If Hudler completes six months of drug counseling, which he will do in Orange County, and also does 15 hours of community service in Kansas City, the arrest will be expunged from his record, a Kansas City court ruled Friday.

Hudler was charged with marijuana possession and possession of a marijuana pipe after his suitcase was X-rayed at the Kansas City International Airport before his flight home from a three-game series between the Angels and Royals.

He was subsequently suspended indefinitely by the Angels. Owner Arte Moreno said Monday a decision on Hudler's future with the team would made after the season.

"I hope they give me a second chance," Hudler said. "I think I deserve a second chance. Hopefully, they see me as their broadcaster of the future."

Tim Mead, the Angels' vice president of communications, said Tuesday that the court decision in Kansas City was "encouraging news."

"It's time to look forward," he said.

Hudler made an appearance Tuesday at a charity luncheon in Anaheim, where former Angel pitcher Jim Abbott was honored.

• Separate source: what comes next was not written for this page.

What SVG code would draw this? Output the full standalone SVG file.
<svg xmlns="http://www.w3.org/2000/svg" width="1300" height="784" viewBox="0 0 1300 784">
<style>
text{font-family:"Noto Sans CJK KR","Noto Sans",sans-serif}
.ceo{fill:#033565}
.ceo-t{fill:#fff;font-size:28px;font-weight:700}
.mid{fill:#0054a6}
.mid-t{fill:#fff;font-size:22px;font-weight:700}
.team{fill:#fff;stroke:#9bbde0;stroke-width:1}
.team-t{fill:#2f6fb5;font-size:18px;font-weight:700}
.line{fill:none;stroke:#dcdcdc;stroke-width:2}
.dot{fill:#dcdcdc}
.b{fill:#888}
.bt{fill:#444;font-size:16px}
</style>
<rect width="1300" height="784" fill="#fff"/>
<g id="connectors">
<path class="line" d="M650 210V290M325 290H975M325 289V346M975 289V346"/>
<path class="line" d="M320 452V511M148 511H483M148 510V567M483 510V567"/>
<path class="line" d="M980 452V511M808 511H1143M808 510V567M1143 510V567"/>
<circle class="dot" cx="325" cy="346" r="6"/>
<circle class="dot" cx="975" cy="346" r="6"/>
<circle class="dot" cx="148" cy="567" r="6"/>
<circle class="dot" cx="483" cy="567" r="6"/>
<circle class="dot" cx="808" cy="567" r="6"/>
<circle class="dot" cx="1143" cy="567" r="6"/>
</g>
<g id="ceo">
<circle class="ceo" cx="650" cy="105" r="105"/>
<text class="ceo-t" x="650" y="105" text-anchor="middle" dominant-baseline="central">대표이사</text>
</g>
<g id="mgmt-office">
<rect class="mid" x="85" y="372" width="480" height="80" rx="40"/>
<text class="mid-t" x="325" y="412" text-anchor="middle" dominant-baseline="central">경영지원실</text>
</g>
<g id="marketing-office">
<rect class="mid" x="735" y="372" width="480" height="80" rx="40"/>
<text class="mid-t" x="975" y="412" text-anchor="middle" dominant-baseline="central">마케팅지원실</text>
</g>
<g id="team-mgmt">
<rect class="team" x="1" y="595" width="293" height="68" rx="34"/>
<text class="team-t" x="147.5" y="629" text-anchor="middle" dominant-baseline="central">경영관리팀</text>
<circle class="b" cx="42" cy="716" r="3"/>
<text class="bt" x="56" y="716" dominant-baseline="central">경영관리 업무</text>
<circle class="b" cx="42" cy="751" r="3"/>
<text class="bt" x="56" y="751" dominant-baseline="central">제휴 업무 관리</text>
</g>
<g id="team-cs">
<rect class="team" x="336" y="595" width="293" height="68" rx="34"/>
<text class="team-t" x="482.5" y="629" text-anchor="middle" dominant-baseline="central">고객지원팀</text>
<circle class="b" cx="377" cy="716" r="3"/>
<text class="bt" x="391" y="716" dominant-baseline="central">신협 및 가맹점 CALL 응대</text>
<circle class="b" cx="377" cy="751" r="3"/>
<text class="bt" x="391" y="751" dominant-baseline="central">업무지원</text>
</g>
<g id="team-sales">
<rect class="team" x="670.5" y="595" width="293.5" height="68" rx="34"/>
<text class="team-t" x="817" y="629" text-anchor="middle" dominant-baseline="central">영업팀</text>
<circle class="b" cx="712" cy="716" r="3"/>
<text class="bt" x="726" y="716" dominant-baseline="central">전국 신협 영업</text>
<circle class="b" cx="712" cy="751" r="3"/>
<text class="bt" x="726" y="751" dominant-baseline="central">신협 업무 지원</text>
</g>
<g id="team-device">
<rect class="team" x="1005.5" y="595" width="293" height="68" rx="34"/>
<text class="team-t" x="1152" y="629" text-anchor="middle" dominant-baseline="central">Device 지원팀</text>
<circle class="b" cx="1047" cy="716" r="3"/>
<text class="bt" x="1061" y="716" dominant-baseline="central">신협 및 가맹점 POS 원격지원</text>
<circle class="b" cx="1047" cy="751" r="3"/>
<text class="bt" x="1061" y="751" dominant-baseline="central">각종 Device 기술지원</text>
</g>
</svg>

With team officials in attendance, Hudler was introduced as an Angel broadcaster. He then introduced Abbott.

The charity, Amigos de los Ninos, presented Hudler with a $10,000 grant for the foundation he and he wife have, Team Up for Down Syndrome.

One of their four children, Cade, 6, has Down syndrome.

Hudler spoke to The Times later in the afternoon.

He said he has not used marijuana since being arrested and believes he will never use it again, even without the counseling. But, he said, "I'm looking forward to my six months of substance-abuse counseling and educating myself.

"I will grow from this experience and I hope I can help other people who have experienced the pain of having their skeleton exposed to the world."

Hudler said he is also looking forward to his community service and that he and Jennifer plan to use the time to spread the awareness of Down syndrome in Kansas City.

"Faith, family and friends have carried me through this," Hudler said.

He said his wife was aware of his occasional marijuana use but he kept it a secret from everyone else.

He said he has gotten calls of encouragement from hundreds of friends, including players and former players and other broadcasters.